Prompt:
Your task is to write out only the lines running from the line with "Write the React, TypeScript" to the line with "const iqTicks = [3.0, 4.5, 6.0, 7.5, 9.0];", both ends kept, with no images.

Entries:
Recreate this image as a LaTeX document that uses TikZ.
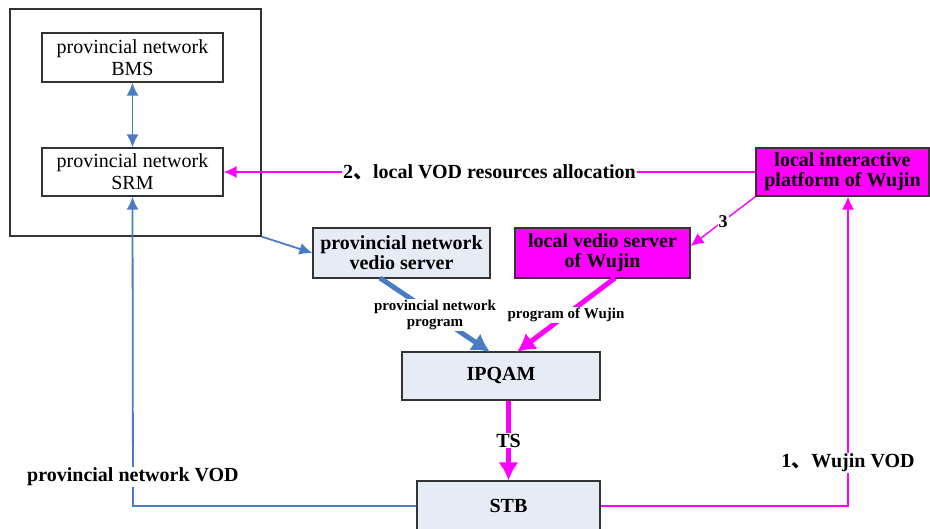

* * *

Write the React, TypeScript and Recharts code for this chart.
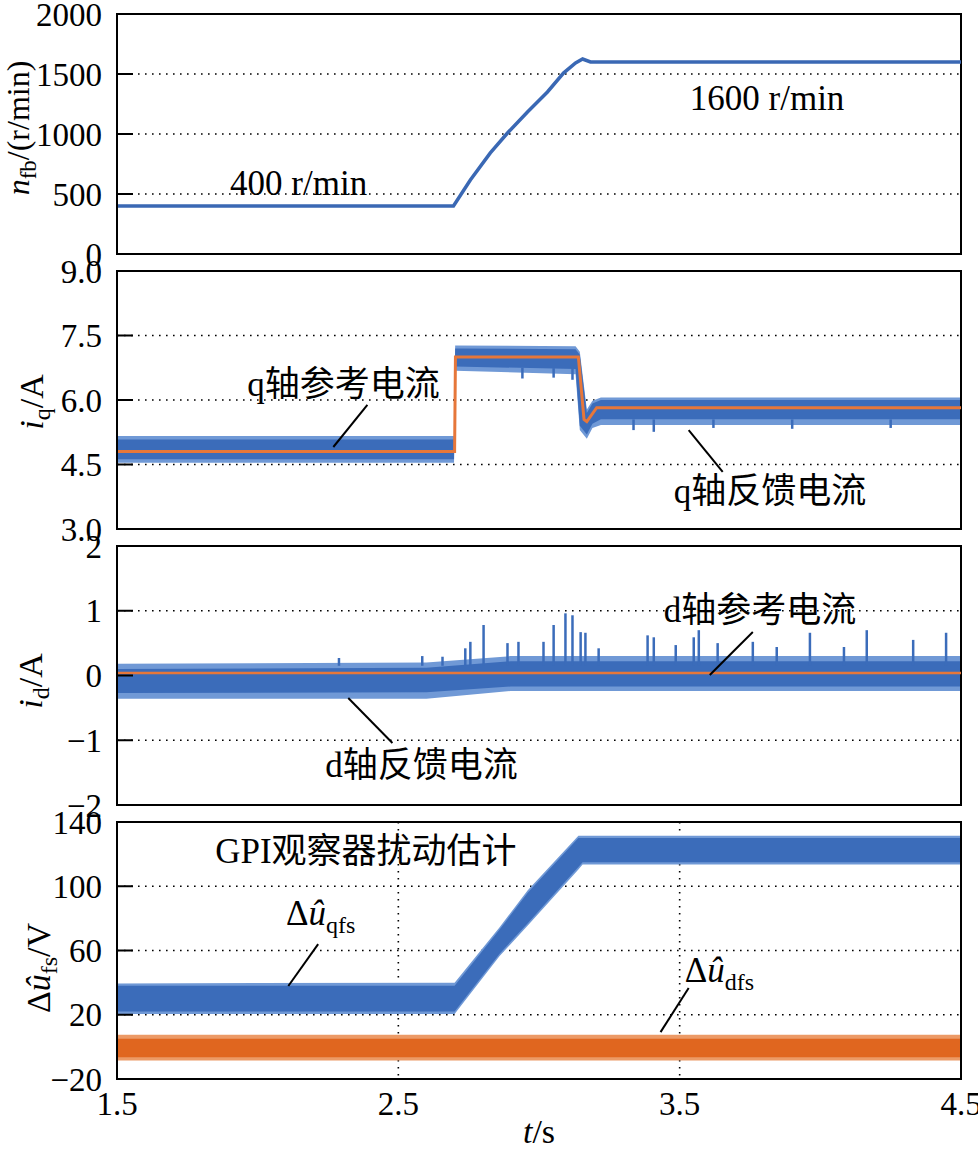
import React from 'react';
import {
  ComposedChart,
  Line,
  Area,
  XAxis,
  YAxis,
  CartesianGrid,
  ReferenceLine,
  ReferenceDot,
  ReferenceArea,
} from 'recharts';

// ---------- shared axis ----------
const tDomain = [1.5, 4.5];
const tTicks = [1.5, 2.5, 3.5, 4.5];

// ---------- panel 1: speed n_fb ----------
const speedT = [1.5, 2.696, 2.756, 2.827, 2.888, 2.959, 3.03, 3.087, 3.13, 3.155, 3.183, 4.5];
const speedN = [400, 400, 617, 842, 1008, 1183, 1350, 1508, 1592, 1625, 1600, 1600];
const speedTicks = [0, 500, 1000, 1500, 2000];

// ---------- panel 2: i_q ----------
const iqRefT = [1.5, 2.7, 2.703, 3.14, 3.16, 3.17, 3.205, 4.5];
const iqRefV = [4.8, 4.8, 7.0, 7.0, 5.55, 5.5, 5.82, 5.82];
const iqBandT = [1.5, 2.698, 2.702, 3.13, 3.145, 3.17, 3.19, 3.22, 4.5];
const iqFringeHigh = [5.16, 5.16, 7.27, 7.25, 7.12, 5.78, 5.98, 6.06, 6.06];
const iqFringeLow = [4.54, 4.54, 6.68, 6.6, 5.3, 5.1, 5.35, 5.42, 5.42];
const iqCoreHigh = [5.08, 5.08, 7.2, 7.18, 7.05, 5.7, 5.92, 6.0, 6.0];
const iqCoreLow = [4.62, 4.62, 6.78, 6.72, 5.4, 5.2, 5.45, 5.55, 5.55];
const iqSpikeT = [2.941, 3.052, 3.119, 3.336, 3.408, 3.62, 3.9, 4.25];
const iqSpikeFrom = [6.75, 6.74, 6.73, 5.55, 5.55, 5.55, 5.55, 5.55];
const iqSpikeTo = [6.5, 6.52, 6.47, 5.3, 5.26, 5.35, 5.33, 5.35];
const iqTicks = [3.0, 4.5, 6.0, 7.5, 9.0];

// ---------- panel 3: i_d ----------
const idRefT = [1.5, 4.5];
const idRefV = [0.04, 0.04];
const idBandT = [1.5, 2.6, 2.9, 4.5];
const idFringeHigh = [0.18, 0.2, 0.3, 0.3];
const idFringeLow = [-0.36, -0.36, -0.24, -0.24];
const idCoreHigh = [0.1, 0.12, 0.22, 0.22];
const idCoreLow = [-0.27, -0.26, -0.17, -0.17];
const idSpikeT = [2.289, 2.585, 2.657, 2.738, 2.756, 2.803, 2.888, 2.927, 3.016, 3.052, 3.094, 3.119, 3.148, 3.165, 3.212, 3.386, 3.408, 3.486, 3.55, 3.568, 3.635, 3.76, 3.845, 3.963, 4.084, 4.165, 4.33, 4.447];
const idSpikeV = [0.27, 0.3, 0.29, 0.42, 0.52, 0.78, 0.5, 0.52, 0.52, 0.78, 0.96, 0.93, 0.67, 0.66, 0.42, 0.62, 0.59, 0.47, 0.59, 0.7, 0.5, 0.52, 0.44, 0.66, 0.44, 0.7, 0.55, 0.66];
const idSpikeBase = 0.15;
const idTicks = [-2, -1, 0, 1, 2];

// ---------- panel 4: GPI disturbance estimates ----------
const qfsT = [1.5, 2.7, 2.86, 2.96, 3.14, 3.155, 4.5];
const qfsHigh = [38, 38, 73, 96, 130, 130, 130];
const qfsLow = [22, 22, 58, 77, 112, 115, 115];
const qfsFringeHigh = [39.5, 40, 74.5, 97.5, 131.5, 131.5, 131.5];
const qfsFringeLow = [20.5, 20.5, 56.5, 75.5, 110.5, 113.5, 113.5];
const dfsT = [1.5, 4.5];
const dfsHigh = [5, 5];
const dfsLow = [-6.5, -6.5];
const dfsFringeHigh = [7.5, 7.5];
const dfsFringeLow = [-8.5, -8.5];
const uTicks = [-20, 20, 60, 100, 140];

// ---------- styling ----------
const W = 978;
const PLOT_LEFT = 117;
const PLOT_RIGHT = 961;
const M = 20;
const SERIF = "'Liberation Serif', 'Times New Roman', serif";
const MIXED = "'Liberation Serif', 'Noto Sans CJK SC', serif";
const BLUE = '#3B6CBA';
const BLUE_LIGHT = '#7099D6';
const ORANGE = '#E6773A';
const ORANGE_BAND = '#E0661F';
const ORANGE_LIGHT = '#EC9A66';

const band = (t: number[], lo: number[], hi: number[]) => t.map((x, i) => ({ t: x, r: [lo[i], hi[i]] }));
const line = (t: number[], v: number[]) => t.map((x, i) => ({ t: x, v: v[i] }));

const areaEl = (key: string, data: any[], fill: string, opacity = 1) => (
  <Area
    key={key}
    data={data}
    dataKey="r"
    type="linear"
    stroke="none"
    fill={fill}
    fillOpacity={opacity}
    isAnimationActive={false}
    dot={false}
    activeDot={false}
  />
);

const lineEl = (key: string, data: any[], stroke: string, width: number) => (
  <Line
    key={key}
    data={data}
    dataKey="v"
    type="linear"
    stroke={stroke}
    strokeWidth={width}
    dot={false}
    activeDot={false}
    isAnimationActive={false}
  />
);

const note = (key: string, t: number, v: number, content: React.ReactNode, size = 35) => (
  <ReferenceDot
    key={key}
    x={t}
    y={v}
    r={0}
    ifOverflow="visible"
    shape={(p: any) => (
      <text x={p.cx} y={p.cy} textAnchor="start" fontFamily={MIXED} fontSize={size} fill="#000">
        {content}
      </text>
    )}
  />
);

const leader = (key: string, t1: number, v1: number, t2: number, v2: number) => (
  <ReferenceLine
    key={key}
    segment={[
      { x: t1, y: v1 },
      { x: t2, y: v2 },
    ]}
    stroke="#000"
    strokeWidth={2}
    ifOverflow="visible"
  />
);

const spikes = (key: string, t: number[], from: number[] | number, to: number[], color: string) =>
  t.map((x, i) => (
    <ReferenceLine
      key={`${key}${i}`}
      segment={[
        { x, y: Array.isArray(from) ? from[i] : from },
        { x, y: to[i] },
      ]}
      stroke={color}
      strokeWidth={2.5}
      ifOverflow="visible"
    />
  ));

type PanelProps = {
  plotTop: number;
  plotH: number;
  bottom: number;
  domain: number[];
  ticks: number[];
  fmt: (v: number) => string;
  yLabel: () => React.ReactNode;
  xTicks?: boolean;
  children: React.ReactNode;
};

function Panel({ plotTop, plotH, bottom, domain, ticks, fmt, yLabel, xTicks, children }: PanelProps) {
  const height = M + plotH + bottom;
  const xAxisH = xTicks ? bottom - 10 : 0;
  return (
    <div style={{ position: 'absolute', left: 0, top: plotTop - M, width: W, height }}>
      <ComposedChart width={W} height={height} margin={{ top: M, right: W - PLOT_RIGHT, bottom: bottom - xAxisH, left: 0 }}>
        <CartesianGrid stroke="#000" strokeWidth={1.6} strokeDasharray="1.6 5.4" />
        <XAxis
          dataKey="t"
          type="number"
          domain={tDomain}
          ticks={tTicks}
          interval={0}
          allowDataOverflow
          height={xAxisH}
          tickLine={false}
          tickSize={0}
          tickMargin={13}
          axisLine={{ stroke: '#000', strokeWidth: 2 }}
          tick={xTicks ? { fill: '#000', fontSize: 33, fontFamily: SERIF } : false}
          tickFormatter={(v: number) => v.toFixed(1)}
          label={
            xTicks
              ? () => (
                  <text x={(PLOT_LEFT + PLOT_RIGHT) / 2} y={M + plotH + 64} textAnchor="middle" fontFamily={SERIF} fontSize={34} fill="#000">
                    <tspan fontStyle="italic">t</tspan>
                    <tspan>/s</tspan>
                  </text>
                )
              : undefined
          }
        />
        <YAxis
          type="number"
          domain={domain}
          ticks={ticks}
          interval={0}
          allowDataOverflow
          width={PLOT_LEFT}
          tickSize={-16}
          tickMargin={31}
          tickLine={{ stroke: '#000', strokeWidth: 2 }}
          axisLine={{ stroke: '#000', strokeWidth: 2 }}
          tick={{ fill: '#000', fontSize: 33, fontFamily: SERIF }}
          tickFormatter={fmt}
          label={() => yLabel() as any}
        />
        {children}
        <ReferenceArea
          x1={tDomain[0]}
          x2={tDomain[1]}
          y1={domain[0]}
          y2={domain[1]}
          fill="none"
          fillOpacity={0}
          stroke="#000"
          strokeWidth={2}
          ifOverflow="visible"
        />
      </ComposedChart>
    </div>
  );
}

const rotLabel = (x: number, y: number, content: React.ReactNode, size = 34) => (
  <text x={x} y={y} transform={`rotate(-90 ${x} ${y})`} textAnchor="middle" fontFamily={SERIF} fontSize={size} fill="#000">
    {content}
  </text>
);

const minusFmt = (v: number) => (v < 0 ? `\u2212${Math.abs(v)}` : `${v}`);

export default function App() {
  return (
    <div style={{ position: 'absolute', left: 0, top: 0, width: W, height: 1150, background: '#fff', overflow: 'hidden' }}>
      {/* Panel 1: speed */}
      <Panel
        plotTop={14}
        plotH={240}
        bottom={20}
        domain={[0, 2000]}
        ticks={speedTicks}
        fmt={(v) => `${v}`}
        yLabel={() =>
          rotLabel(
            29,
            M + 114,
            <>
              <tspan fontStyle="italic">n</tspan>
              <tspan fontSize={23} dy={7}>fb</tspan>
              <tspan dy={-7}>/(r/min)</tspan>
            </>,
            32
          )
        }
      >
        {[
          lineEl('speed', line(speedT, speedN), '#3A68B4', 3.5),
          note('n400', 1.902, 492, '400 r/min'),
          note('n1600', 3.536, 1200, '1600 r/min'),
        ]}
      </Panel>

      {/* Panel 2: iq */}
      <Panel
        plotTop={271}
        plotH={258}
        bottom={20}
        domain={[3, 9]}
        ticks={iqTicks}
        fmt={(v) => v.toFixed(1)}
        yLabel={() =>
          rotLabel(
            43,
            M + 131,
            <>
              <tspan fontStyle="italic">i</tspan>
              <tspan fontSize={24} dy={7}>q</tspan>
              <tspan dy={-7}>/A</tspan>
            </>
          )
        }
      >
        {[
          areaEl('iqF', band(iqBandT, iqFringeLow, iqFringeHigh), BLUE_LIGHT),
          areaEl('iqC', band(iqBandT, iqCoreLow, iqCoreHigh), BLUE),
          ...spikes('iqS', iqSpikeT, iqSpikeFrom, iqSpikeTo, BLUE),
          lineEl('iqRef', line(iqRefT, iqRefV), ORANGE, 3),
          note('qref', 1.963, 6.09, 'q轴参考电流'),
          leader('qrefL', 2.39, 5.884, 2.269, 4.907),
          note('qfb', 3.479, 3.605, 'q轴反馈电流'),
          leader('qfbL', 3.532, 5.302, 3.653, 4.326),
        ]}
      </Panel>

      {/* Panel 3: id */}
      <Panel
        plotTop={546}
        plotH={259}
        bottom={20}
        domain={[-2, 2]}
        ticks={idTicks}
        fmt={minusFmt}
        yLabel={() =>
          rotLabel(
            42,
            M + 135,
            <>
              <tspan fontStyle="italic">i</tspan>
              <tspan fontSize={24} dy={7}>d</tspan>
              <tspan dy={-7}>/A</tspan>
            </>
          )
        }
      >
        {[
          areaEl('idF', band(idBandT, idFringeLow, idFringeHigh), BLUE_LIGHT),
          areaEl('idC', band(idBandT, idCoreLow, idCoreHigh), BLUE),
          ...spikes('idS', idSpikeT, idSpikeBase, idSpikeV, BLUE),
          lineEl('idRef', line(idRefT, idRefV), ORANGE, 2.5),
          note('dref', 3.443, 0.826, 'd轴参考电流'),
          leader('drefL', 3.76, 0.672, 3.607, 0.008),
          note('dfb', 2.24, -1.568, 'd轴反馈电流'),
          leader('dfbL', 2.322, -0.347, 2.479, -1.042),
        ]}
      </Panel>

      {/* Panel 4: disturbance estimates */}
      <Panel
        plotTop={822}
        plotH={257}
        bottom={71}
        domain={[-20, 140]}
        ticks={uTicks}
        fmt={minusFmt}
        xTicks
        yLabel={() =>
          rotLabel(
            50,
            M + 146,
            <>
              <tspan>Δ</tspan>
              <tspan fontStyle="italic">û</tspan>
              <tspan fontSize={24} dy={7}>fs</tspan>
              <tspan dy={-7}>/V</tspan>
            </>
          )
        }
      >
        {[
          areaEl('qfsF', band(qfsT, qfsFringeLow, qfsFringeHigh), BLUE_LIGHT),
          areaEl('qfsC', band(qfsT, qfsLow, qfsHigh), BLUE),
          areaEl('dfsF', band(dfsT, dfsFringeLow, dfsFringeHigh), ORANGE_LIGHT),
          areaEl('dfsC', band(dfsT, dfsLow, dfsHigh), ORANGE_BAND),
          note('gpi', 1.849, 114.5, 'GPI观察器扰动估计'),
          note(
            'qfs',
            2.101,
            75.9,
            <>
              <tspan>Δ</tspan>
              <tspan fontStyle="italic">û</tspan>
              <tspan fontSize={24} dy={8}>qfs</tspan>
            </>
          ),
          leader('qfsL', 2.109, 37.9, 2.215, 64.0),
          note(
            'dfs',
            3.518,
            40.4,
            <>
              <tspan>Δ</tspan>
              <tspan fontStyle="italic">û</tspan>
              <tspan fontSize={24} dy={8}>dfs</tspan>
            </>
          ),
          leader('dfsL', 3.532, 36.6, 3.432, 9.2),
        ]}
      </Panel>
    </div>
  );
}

Output of the task:
Write the React, TypeScript and Recharts code for this chart.
import React from 'react';
import {
  ComposedChart,
  Line,
  Area,
  XAxis,
  YAxis,
  CartesianGrid,
  ReferenceLine,
  ReferenceDot,
  ReferenceArea,
} from 'recharts';

// ---------- shared axis ----------
const tDomain = [1.5, 4.5];
const tTicks = [1.5, 2.5, 3.5, 4.5];

// ---------- panel 1: speed n_fb ----------
const speedT = [1.5, 2.696, 2.756, 2.827, 2.888, 2.959, 3.03, 3.087, 3.13, 3.155, 3.183, 4.5];
const speedN = [400, 400, 617, 842, 1008, 1183, 1350, 1508, 1592, 1625, 1600, 1600];
const speedTicks = [0, 500, 1000, 1500, 2000];

// ---------- panel 2: i_q ----------
const iqRefT = [1.5, 2.7, 2.703, 3.14, 3.16, 3.17, 3.205, 4.5];
const iqRefV = [4.8, 4.8, 7.0, 7.0, 5.55, 5.5, 5.82, 5.82];
const iqBandT = [1.5, 2.698, 2.702, 3.13, 3.145, 3.17, 3.19, 3.22, 4.5];
const iqFringeHigh = [5.16, 5.16, 7.27, 7.25, 7.12, 5.78, 5.98, 6.06, 6.06];
const iqFringeLow = [4.54, 4.54, 6.68, 6.6, 5.3, 5.1, 5.35, 5.42, 5.42];
const iqCoreHigh = [5.08, 5.08, 7.2, 7.18, 7.05, 5.7, 5.92, 6.0, 6.0];
const iqCoreLow = [4.62, 4.62, 6.78, 6.72, 5.4, 5.2, 5.45, 5.55, 5.55];
const iqSpikeT = [2.941, 3.052, 3.119, 3.336, 3.408, 3.62, 3.9, 4.25];
const iqSpikeFrom = [6.75, 6.74, 6.73, 5.55, 5.55, 5.55, 5.55, 5.55];
const iqSpikeTo = [6.5, 6.52, 6.47, 5.3, 5.26, 5.35, 5.33, 5.35];
const iqTicks = [3.0, 4.5, 6.0, 7.5, 9.0];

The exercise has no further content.